I waited a while to begin looking at online options to take and in 2022, I got back into the program. I needed to re-evaluate my initial goals that I had set before student teaching began in 2017, a lot of time had passed and I had new experiences that shaped and changed my thoughts.
Initial Goals
When I set out in the program my goals primarily revolved around getting better in the nuances and the art of teaching. I wanted to be able to better take my own ideas for how to teach and apply them to help my students. I figured that the course load within my 800-level Teachers Education classes would help me to attain this and to grow as a young teacher; being able to take what I was learning on campus into a classroom that was "my own" would further my academic opportunity. This goal did not feel lofty enough though so I was always looking for other opportunities to inspire myself, but only getting one year into the program, I did not have the time to grow this or alter it much. When I decided to come back to Michigan State, my professional arc had changed from wanting to be a career teacher to being an Athletic Director in my district and I wanted to align my academic program to these new goals.
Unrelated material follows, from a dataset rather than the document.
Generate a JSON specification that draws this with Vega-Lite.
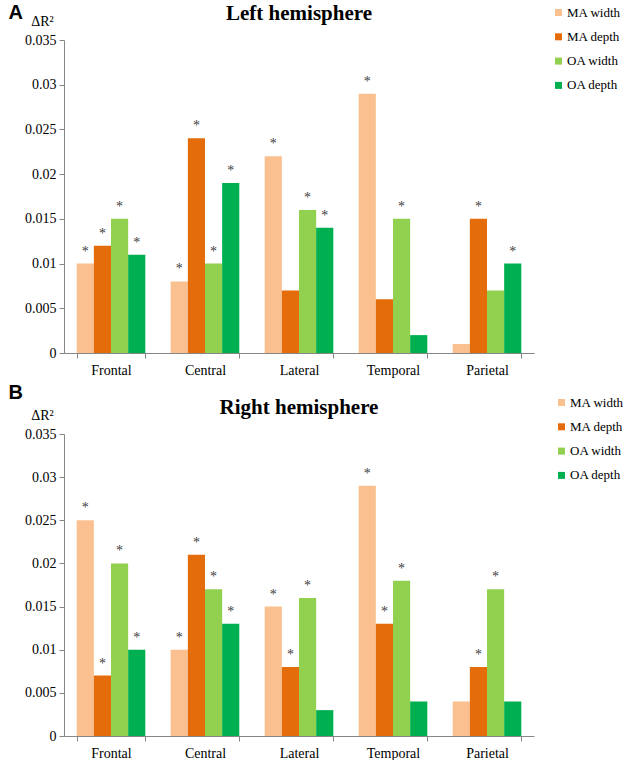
{
  "$schema": "https://vega.github.io/schema/vega-lite/v6.json",
  "padding": {"left": 8, "top": 3, "right": 0, "bottom": 0},
  "background": "white",
  "config": {
    "view": {"stroke": null},
    "font": "Liberation Serif",
    "axis": {"labelFont": "Liberation Serif", "labelFontSize": 14, "labelColor": "#000000", "domainColor": "#868686", "tickColor": "#868686", "grid": false, "tickSize": 5},
    "legend": {"labelFont": "Liberation Serif", "labelFontSize": 13, "labelColor": "#000000", "symbolType": "square", "symbolSize": 49, "symbolStrokeWidth": 0, "rowPadding": 10.3, "padding": 0, "labelOffset": 2}
  },
  "datasets": {
    "bars": [
      {"panel": "A", "region": "Frontal", "measure": "MA width", "value": 0.010, "sig": true},
      {"panel": "A", "region": "Frontal", "measure": "MA depth", "value": 0.012, "sig": true},
      {"panel": "A", "region": "Frontal", "measure": "OA width", "value": 0.015, "sig": true},
      {"panel": "A", "region": "Frontal", "measure": "OA depth", "value": 0.011, "sig": true},
      {"panel": "A", "region": "Central", "measure": "MA width", "value": 0.008, "sig": true},
      {"panel": "A", "region": "Central", "measure": "MA depth", "value": 0.024, "sig": true},
      {"panel": "A", "region": "Central", "measure": "OA width", "value": 0.010, "sig": true},
      {"panel": "A", "region": "Central", "measure": "OA depth", "value": 0.019, "sig": true},
      {"panel": "A", "region": "Lateral", "measure": "MA width", "value": 0.022, "sig": true},
      {"panel": "A", "region": "Lateral", "measure": "MA depth", "value": 0.007, "sig": false},
      {"panel": "A", "region": "Lateral", "measure": "OA width", "value": 0.016, "sig": true},
      {"panel": "A", "region": "Lateral", "measure": "OA depth", "value": 0.014, "sig": true},
      {"panel": "A", "region": "Temporal", "measure": "MA width", "value": 0.029, "sig": true},
      {"panel": "A", "region": "Temporal", "measure": "MA depth", "value": 0.006, "sig": false},
      {"panel": "A", "region": "Temporal", "measure": "OA width", "value": 0.015, "sig": true},
      {"panel": "A", "region": "Temporal", "measure": "OA depth", "value": 0.002, "sig": false},
      {"panel": "A", "region": "Parietal", "measure": "MA width", "value": 0.001, "sig": false},
      {"panel": "A", "region": "Parietal", "measure": "MA depth", "value": 0.015, "sig": true},
      {"panel": "A", "region": "Parietal", "measure": "OA width", "value": 0.007, "sig": false},
      {"panel": "A", "region": "Parietal", "measure": "OA depth", "value": 0.010, "sig": true},
      {"panel": "B", "region": "Frontal", "measure": "MA width", "value": 0.025, "sig": true},
      {"panel": "B", "region": "Frontal", "measure": "MA depth", "value": 0.007, "sig": true},
      {"panel": "B", "region": "Frontal", "measure": "OA width", "value": 0.020, "sig": true},
      {"panel": "B", "region": "Frontal", "measure": "OA depth", "value": 0.010, "sig": true},
      {"panel": "B", "region": "Central", "measure": "MA width", "value": 0.010, "sig": true},
      {"panel": "B", "region": "Central", "measure": "MA depth", "value": 0.021, "sig": true},
      {"panel": "B", "region": "Central", "measure": "OA width", "value": 0.017, "sig": true},
      {"panel": "B", "region": "Central", "measure": "OA depth", "value": 0.013, "sig": true},
      {"panel": "B", "region": "Lateral", "measure": "MA width", "value": 0.015, "sig": true},
      {"panel": "B", "region": "Lateral", "measure": "MA depth", "value": 0.008, "sig": true},
      {"panel": "B", "region": "Lateral", "measure": "OA width", "value": 0.016, "sig": true},
      {"panel": "B", "region": "Lateral", "measure": "OA depth", "value": 0.003, "sig": false},
      {"panel": "B", "region": "Temporal", "measure": "MA width", "value": 0.029, "sig": true},
      {"panel": "B", "region": "Temporal", "measure": "MA depth", "value": 0.013, "sig": true},
      {"panel": "B", "region": "Temporal", "measure": "OA width", "value": 0.018, "sig": true},
      {"panel": "B", "region": "Temporal", "measure": "OA depth", "value": 0.004, "sig": false},
      {"panel": "B", "region": "Parietal", "measure": "MA width", "value": 0.004, "sig": false},
      {"panel": "B", "region": "Parietal", "measure": "MA depth", "value": 0.008, "sig": true},
      {"panel": "B", "region": "Parietal", "measure": "OA width", "value": 0.017, "sig": true},
      {"panel": "B", "region": "Parietal", "measure": "OA depth", "value": 0.004, "sig": false}
    ]
  },
  "resolve": {"scale": {"color": "independent"}},
  "spacing": 6,
  "vconcat": [
    {
      "title": {"text": "A", "anchor": "start", "frame": "bounds", "font": "Liberation Sans", "fontSize": 20, "fontWeight": "bold", "color": "#000000", "offset": 0, "dy": 20, "dx": -16},
      "vconcat": [
        {
          "data": {"name": "bars"},
          "transform": [{"filter": "datum.panel == 'A'"}],
          "width": 470,
          "height": 313,
          "title": {"text": "Left hemisphere", "anchor": "middle", "frame": "group", "font": "Liberation Serif", "fontSize": 21, "fontWeight": "bold", "color": "#000000", "offset": -10},
          "encoding": {
            "x": {"field": "region", "type": "nominal", "sort": ["Frontal", "Central", "Lateral", "Temporal", "Parietal"], "scale": {"paddingInner": 0.27, "paddingOuter": 0.135}, "axis": {"title": null, "labelAngle": 0, "tickBand": "extent", "labelPadding": 5}},
            "xOffset": {"field": "measure", "type": "nominal", "sort": ["MA width", "MA depth", "OA width", "OA depth"], "scale": {"paddingInner": 0, "paddingOuter": 0}},
            "y": {"field": "value", "type": "quantitative", "scale": {"domain": [0, 0.035]}, "axis": {"values": [0, 0.005, 0.01, 0.015, 0.02, 0.025, 0.03, 0.035], "format": "~g", "title": "ΔR²", "titleAngle": 0, "titleX": -22, "titleY": -12, "titleAlign": "center", "titleBaseline": "bottom", "titleFont": "Liberation Serif", "titleFontWeight": "normal", "titleFontSize": 14, "labelPadding": 3}}
          },
          "layer": [
            {
              "mark": {"type": "bar"},
              "encoding": {
                "color": {"field": "measure", "type": "nominal", "sort": ["MA width", "MA depth", "OA width", "OA depth"], "scale": {"domain": ["MA width", "MA depth", "OA width", "OA depth"], "range": ["#FAC090", "#E46C0A", "#92D050", "#00B050"]}, "legend": {"title": null, "orient": "none", "legendX": 488, "legendY": -34}}
              }
            },
            {
              "transform": [{"filter": "datum.sig"}],
              "mark": {"type": "text", "text": "*", "baseline": "alphabetic", "dy": -8, "fontSize": 14, "color": "#404040", "font": "Liberation Serif"}
            }
          ]
        }
      ]
    },
    {
      "title": {"text": "B", "anchor": "start", "frame": "bounds", "font": "Liberation Sans", "fontSize": 20, "fontWeight": "bold", "color": "#000000", "offset": 0, "dy": 7, "dx": -16},
      "vconcat": [
        {
          "data": {"name": "bars"},
          "transform": [{"filter": "datum.panel == 'B'"}],
          "width": 470,
          "height": 302,
          "title": {"text": "Right hemisphere", "anchor": "middle", "frame": "group", "font": "Liberation Serif", "fontSize": 21, "fontWeight": "bold", "color": "#000000", "offset": -10},
          "encoding": {
            "x": {"field": "region", "type": "nominal", "sort": ["Frontal", "Central", "Lateral", "Temporal", "Parietal"], "scale": {"paddingInner": 0.27, "paddingOuter": 0.135}, "axis": {"title": null, "labelAngle": 0, "tickBand": "extent", "labelPadding": 5}},
            "xOffset": {"field": "measure", "type": "nominal", "sort": ["MA width", "MA depth", "OA width", "OA depth"], "scale": {"paddingInner": 0, "paddingOuter": 0}},
            "y": {"field": "value", "type": "quantitative", "scale": {"domain": [0, 0.035]}, "axis": {"values": [0, 0.005, 0.01, 0.015, 0.02, 0.025, 0.03, 0.035], "format": "~g", "title": "ΔR²", "titleAngle": 0, "titleX": -22, "titleY": -12, "titleAlign": "center", "titleBaseline": "bottom", "titleFont": "Liberation Serif", "titleFontWeight": "normal", "titleFontSize": 14, "labelPadding": 3}}
          },
          "layer": [
            {
              "mark": {"type": "bar"},
              "encoding": {
                "color": {"field": "measure", "type": "nominal", "sort": ["MA width", "MA depth", "OA width", "OA depth"], "scale": {"domain": ["MA width", "MA depth", "OA width", "OA depth"], "range": ["#FAC090", "#E46C0A", "#92D050", "#00B050"]}, "legend": {"title": null, "orient": "none", "legendX": 491, "legendY": -38}}
              }
            },
            {
              "transform": [{"filter": "datum.sig"}],
              "mark": {"type": "text", "text": "*", "baseline": "alphabetic", "dy": -8, "fontSize": 14, "color": "#404040", "font": "Liberation Serif"}
            }
          ]
        }
      ]
    }
  ]
}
When I set back out last winter, my goals for the program were to marry the skills I already had in the classroom to new leadership skills I would learn through higher level classes, and then to get better and learn more about leadership within the athletic realm and have something to show for the time I have been putting in. To achieve this I took more leadership-based classes and have applied myself to more theory-based approaches.
Progress?
I am due to graduate after this semester (spring 2024) and I have taken the requisite leadership courses to fulfill my degree. I feel that I have made great progress in achieving the leadership-based academic goals I have set for myself within this program and this shows through what I have been doing in my professional life; I am coaching three sports, lead two class trips, and am the youngest department chair in my building. I would not have this professional achievement if not for the ideas and theories I have learned through my classes in this program.
So... what's changed?
Everything, and yet very little. The goal within the program was always to take what I have learned in my classes to apply to my career, but when my career path changed, so did my academic goals within the MAED program. I wanted to become better in the art of teaching using things I learned in my 800-level classes, but when I realized that I wanted to be a leader in a different role, my program goals changed to reflect that. Now that I can see the finish line, I would like to think that I have made great headway in saying that I have completed both of my program goals.